Written exercise:
Copy nothing but the part that opens with the line containing "Output the Python" and closes with the line containing "srednia = list((np.array(probka1)". Do not include pictures.

[Source code of charts]

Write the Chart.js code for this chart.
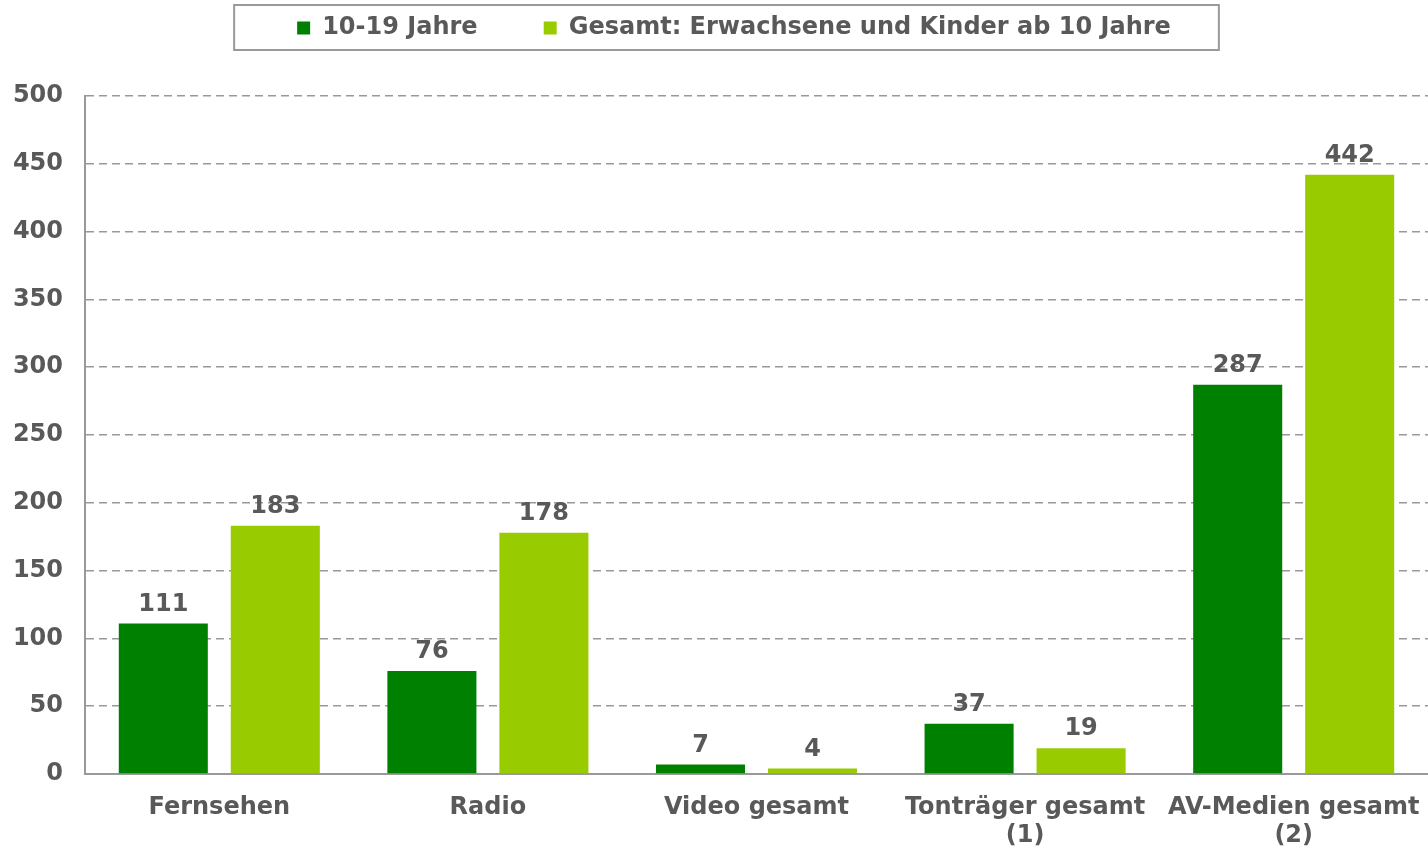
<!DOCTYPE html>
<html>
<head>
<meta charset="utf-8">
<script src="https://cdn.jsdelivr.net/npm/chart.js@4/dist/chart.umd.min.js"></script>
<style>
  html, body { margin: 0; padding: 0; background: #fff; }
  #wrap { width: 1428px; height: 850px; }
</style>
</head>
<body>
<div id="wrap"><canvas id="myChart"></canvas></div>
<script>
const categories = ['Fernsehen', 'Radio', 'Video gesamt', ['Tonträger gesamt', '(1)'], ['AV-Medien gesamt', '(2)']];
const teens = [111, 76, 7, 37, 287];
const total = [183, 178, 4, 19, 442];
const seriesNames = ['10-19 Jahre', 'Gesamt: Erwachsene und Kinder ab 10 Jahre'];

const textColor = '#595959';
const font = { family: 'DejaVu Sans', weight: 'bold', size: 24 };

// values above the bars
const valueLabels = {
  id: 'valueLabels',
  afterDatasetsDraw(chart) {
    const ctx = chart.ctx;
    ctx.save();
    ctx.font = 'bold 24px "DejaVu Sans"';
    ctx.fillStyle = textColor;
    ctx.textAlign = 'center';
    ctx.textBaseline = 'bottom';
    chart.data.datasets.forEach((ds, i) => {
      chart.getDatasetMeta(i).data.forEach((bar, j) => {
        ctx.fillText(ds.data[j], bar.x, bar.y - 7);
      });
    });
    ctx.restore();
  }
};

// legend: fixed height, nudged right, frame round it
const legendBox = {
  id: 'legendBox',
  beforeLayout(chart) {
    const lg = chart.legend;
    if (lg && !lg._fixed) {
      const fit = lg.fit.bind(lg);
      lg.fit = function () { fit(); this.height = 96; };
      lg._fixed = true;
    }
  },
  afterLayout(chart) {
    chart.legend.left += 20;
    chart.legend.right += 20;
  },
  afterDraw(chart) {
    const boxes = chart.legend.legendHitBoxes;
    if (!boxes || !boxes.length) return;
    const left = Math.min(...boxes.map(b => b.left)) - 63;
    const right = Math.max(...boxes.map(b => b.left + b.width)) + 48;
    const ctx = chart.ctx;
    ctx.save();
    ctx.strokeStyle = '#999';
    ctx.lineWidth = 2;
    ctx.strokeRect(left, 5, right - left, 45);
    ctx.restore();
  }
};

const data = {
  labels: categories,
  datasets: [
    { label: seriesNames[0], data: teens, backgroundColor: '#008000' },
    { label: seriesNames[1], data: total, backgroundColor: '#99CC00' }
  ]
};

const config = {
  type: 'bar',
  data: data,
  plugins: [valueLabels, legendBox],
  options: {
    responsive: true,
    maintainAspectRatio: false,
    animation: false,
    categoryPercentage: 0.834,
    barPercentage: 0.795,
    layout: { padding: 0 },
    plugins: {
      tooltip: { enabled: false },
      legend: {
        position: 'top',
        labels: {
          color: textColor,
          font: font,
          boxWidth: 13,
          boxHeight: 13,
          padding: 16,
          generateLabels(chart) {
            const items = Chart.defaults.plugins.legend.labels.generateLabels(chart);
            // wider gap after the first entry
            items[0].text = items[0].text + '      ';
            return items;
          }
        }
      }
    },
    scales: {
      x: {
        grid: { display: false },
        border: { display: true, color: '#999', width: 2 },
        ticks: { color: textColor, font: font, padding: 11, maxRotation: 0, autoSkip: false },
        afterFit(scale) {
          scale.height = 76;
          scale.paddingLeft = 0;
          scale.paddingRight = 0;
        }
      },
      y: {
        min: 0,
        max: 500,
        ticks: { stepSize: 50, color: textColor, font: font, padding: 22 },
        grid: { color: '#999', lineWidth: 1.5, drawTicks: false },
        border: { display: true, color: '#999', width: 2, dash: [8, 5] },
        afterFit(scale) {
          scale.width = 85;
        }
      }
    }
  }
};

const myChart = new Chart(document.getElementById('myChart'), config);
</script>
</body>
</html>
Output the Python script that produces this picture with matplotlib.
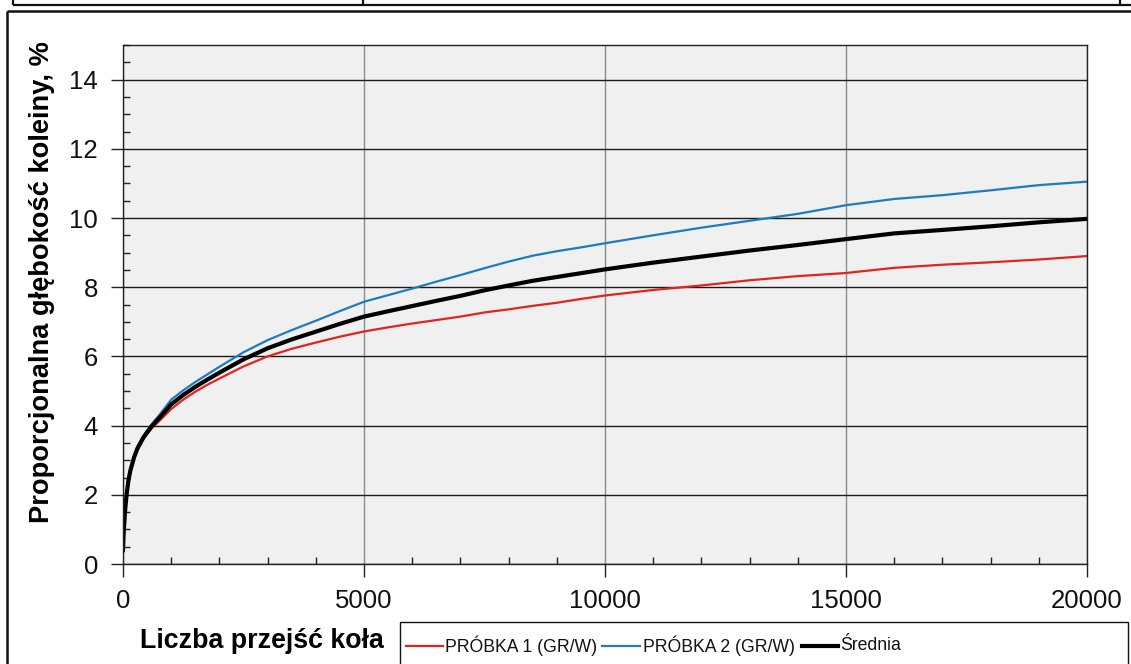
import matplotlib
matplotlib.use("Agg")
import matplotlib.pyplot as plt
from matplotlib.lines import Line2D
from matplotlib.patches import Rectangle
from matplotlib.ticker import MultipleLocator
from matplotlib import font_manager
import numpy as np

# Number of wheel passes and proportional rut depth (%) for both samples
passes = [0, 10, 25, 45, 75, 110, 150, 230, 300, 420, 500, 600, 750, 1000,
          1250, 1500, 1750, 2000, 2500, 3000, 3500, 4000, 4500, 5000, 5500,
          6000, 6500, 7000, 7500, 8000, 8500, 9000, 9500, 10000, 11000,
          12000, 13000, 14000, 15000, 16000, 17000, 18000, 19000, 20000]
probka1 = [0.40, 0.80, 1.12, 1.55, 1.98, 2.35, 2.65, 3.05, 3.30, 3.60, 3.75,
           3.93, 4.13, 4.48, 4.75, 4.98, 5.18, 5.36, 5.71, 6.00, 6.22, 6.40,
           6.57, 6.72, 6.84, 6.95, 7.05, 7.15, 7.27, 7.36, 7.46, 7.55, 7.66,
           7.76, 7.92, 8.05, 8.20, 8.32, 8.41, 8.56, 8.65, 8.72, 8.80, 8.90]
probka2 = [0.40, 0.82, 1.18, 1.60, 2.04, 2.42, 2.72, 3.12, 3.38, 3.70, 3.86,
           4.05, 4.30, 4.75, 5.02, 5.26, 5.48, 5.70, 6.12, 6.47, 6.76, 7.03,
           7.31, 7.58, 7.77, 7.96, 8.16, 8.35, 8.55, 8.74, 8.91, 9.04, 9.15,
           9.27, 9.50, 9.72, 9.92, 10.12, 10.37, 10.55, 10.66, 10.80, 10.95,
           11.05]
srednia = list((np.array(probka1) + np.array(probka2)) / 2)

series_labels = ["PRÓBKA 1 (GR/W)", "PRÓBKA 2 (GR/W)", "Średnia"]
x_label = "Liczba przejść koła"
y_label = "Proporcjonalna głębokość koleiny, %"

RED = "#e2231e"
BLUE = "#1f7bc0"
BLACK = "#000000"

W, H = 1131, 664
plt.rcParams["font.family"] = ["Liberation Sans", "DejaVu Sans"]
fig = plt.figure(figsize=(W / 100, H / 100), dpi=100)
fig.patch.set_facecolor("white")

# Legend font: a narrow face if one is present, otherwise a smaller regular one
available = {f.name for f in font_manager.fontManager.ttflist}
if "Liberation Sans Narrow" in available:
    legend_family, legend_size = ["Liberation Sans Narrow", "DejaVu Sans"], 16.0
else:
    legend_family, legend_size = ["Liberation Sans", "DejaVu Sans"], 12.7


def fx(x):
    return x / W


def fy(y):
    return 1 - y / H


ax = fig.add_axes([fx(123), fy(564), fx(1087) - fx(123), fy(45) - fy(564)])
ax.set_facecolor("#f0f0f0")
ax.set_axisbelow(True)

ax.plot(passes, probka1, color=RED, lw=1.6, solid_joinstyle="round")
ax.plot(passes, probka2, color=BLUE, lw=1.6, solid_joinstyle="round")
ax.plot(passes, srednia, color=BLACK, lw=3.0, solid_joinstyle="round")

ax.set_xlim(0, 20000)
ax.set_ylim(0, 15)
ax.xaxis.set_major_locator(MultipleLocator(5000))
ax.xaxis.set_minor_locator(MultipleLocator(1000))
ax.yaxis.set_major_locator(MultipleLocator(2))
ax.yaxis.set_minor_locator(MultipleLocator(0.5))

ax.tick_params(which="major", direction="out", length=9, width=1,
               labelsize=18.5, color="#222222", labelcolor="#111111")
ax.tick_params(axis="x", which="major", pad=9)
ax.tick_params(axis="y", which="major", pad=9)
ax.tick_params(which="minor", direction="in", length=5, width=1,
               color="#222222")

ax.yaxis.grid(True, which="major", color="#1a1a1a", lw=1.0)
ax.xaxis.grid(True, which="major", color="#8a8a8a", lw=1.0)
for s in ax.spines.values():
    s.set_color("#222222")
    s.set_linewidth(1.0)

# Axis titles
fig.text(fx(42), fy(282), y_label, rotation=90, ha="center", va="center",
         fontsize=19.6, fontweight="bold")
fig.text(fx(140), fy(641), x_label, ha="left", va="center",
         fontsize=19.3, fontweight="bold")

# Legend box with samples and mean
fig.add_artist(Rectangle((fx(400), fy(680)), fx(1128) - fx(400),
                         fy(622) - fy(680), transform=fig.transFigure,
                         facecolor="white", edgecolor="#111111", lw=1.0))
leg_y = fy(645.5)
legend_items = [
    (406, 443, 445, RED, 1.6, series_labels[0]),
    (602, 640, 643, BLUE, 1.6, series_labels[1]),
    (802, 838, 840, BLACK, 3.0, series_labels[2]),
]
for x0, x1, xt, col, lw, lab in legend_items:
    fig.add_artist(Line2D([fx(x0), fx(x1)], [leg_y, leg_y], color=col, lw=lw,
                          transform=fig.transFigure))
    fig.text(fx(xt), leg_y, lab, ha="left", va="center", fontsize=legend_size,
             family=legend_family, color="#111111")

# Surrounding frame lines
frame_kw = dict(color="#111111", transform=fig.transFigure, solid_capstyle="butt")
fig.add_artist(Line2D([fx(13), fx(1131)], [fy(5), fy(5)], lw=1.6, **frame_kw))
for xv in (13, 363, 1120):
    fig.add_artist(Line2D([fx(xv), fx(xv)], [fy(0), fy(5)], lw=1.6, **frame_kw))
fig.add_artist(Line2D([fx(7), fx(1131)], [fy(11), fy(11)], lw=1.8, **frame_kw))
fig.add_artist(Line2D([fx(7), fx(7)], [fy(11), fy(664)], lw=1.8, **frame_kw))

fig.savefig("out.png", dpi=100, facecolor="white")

Answer below:
Output the Python script that produces this picture with matplotlib.
import matplotlib
matplotlib.use("Agg")
import matplotlib.pyplot as plt
from matplotlib.lines import Line2D
from matplotlib.patches import Rectangle
from matplotlib.ticker import MultipleLocator
from matplotlib import font_manager
import numpy as np

# Number of wheel passes and proportional rut depth (%) for both samples
passes = [0, 10, 25, 45, 75, 110, 150, 230, 300, 420, 500, 600, 750, 1000,
          1250, 1500, 1750, 2000, 2500, 3000, 3500, 4000, 4500, 5000, 5500,
          6000, 6500, 7000, 7500, 8000, 8500, 9000, 9500, 10000, 11000,
          12000, 13000, 14000, 15000, 16000, 17000, 18000, 19000, 20000]
probka1 = [0.40, 0.80, 1.12, 1.55, 1.98, 2.35, 2.65, 3.05, 3.30, 3.60, 3.75,
           3.93, 4.13, 4.48, 4.75, 4.98, 5.18, 5.36, 5.71, 6.00, 6.22, 6.40,
           6.57, 6.72, 6.84, 6.95, 7.05, 7.15, 7.27, 7.36, 7.46, 7.55, 7.66,
           7.76, 7.92, 8.05, 8.20, 8.32, 8.41, 8.56, 8.65, 8.72, 8.80, 8.90]
probka2 = [0.40, 0.82, 1.18, 1.60, 2.04, 2.42, 2.72, 3.12, 3.38, 3.70, 3.86,
           4.05, 4.30, 4.75, 5.02, 5.26, 5.48, 5.70, 6.12, 6.47, 6.76, 7.03,
           7.31, 7.58, 7.77, 7.96, 8.16, 8.35, 8.55, 8.74, 8.91, 9.04, 9.15,
           9.27, 9.50, 9.72, 9.92, 10.12, 10.37, 10.55, 10.66, 10.80, 10.95,
           11.05]
srednia = list((np.array(probka1) + np.array(probka2)) / 2)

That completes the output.